At a basic level, a whole house system is doing the same type of job as a shower filter—improving the quality of water that’s delivered to you. The difference is scale and consistency.

A whole home system is designed for:

  • High flow rates across the home (multiple faucets running, showers, laundry, etc.)
  • Continuous filtration throughout daily use
  • Broad coverage for all water outputs

And it comes with a major advantage: you’re not improving one shower you’re improving every shower, plus all the other water contact points you might not think about.

The biggest benefit: full-home coverage

  • Every shower and bathtub
  • Bathroom and kitchen sinks
  • Laundry (which impacts clothes, towels, and bedding)
  • Water-fed appliances (dishwasher, humidifier, etc.)
  • And, depending on the system design, it can also serve as the foundation for better drinking water

So if your goal is home-wide water quality, especially for families, point-of-entry filtration tends to be the more complete solution.

How they do similar things “at the level of the water”

Here’s the key: both systems work by reducing or capturing unwanted substances as water passes through filter media.

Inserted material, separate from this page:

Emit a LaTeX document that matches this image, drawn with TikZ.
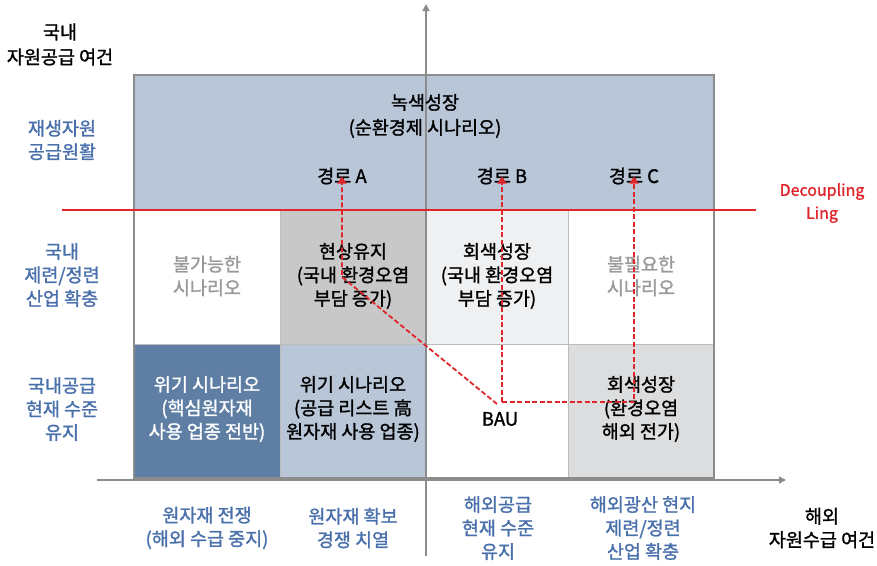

Even though the housing and placement are different, the concept is the same:

  1. Water flows through a filtering material.
  2. That material traps particles (like sediment) and/or reduces chemicals (like chlorine) through adsorption or chemical reaction.
  3. Cleaner water comes out the other side

A shower filter usually focuses on a narrower mission—often emphasizing chlorine reduction at shower temperatures and flow rates. A whole house filter is engineered to do that at scale for the entire home, which means larger filter media, higher capacity, and systems built to maintain performance across varying demand.

Which one should you choose?

The best choice depends on what you’re trying to solve.

Choose a shower filter if:

  • You want a simple upgrade for one bathroom
  • Your main goal is reducing chlorine exposure in the shower
  • You rent, move often, or want minimal installation
  • You want the fastest improvement with the lowest upfront commitment

Choose a whole house water filter if:

  • You want all showers, tubs, and faucets filtered—not just one
  • You’re thinking long-term about overall home water quality
  • You have a family (more water use, more touch points)
  • You want a system that improves water for bathing, washing, and daily household use

Ultimately, both options improve your water at the source they just solve the problem at different scales. A shower filter is the simplest way to upgrade one bathroom quickly, while a whole house water filter is the long-term move if you want consistent water quality across every shower, tub, faucet, and appliance in the home. If you’re unsure, start by deciding what matters most right now: a targeted improvement in one space, or a full-home upgrade that covers everything. Either way, the goal is the same cleaner-feeling, better-quality water you can rely on every day.